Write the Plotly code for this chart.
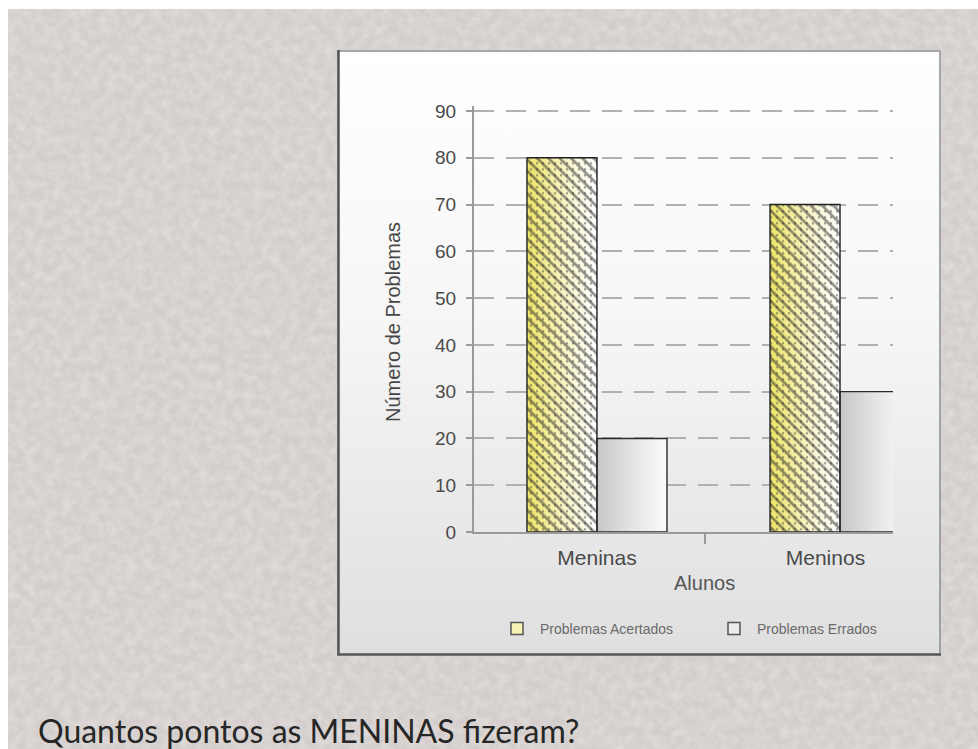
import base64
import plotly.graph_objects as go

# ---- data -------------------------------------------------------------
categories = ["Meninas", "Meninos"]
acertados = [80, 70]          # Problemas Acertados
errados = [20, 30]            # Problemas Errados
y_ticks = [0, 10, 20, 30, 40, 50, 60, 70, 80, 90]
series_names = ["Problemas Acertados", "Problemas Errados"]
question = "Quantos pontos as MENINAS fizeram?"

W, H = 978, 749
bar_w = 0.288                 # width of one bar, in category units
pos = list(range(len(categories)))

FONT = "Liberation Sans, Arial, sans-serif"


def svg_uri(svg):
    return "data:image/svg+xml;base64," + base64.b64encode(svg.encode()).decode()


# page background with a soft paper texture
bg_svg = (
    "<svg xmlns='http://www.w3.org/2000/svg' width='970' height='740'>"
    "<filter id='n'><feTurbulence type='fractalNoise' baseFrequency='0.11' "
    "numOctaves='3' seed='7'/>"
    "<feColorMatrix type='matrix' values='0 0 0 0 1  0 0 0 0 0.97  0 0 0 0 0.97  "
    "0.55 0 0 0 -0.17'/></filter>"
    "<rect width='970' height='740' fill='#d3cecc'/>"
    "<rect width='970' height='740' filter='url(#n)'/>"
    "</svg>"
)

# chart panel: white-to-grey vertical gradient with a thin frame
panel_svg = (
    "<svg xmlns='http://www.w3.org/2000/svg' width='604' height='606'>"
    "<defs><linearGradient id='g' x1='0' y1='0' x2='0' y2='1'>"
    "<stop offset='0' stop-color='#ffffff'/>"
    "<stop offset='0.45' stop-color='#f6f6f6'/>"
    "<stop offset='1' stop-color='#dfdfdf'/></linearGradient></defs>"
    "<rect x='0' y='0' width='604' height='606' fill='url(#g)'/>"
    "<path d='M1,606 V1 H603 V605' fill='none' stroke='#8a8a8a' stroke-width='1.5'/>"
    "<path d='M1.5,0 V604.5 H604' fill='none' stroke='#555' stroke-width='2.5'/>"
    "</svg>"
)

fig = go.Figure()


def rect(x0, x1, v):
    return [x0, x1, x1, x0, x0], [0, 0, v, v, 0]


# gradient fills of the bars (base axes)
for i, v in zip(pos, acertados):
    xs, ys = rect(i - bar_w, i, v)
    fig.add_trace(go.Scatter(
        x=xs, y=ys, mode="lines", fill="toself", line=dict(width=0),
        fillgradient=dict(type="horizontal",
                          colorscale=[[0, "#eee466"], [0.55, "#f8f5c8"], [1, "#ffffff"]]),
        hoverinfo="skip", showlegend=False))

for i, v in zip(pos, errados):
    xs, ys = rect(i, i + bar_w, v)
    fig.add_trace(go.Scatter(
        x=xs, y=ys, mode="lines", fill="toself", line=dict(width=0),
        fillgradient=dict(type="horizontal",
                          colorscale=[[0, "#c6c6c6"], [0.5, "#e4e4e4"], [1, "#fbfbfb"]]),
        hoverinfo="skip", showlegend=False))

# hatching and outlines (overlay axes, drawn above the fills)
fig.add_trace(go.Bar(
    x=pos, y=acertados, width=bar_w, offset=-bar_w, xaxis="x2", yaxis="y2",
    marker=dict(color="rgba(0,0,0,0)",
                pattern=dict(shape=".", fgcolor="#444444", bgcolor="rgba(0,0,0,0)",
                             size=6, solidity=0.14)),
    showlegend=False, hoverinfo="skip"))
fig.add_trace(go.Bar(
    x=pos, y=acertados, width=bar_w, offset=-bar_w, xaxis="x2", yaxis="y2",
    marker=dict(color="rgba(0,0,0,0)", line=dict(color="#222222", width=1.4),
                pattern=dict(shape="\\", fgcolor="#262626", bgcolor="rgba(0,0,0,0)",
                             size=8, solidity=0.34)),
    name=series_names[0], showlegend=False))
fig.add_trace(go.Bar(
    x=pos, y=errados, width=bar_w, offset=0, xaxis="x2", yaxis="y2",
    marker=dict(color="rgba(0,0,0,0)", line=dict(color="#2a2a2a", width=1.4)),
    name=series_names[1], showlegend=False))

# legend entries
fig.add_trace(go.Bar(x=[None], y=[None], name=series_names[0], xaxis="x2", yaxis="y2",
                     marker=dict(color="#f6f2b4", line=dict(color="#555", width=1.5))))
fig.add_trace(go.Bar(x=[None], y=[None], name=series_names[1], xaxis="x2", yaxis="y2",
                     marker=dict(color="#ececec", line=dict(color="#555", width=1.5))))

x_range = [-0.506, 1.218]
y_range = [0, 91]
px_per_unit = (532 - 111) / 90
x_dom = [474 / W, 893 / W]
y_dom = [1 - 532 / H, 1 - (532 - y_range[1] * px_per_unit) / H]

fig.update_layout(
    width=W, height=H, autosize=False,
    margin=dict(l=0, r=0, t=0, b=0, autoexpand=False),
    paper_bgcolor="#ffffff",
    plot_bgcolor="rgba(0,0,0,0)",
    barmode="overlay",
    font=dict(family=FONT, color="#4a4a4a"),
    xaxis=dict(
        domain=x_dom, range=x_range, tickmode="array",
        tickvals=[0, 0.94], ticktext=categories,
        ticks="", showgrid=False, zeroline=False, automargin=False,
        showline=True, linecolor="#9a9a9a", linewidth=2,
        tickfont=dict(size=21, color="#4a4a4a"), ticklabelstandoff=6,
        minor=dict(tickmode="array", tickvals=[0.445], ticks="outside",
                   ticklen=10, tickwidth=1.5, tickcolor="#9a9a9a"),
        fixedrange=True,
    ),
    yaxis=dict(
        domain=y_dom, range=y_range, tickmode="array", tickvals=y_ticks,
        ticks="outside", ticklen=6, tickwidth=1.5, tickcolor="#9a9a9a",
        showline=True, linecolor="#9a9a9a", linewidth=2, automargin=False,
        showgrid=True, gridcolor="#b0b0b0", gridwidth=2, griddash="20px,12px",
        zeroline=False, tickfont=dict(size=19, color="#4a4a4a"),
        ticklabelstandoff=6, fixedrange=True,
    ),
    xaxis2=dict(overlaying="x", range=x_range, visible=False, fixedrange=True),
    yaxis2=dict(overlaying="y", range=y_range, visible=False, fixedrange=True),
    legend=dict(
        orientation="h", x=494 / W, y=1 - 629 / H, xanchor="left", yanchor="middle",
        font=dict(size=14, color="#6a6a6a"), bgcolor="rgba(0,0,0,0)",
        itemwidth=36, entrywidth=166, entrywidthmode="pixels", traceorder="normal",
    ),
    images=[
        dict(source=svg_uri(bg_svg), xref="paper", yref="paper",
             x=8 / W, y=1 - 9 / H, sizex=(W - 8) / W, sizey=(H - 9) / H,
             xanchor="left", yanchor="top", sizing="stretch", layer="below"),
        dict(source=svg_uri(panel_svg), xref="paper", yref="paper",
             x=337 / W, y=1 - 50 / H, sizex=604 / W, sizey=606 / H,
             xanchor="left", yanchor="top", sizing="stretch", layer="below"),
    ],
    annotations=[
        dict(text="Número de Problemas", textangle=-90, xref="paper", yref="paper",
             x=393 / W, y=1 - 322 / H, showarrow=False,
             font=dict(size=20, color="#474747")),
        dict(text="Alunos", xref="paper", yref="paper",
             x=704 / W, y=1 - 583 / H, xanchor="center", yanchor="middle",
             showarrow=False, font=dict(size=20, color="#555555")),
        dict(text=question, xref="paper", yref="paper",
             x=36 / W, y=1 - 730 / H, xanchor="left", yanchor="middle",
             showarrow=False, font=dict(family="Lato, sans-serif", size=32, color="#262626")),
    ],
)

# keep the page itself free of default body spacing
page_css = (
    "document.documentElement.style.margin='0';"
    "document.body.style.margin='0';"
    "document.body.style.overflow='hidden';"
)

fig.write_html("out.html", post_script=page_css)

• _Required task_: Write out, word for word, the lines from the start of the data through the one holding "import plotly.graph_objects as go". Omit pictures.

• _Result of the task_:
Write the Plotly code for this chart.
import base64
import plotly.graph_objects as go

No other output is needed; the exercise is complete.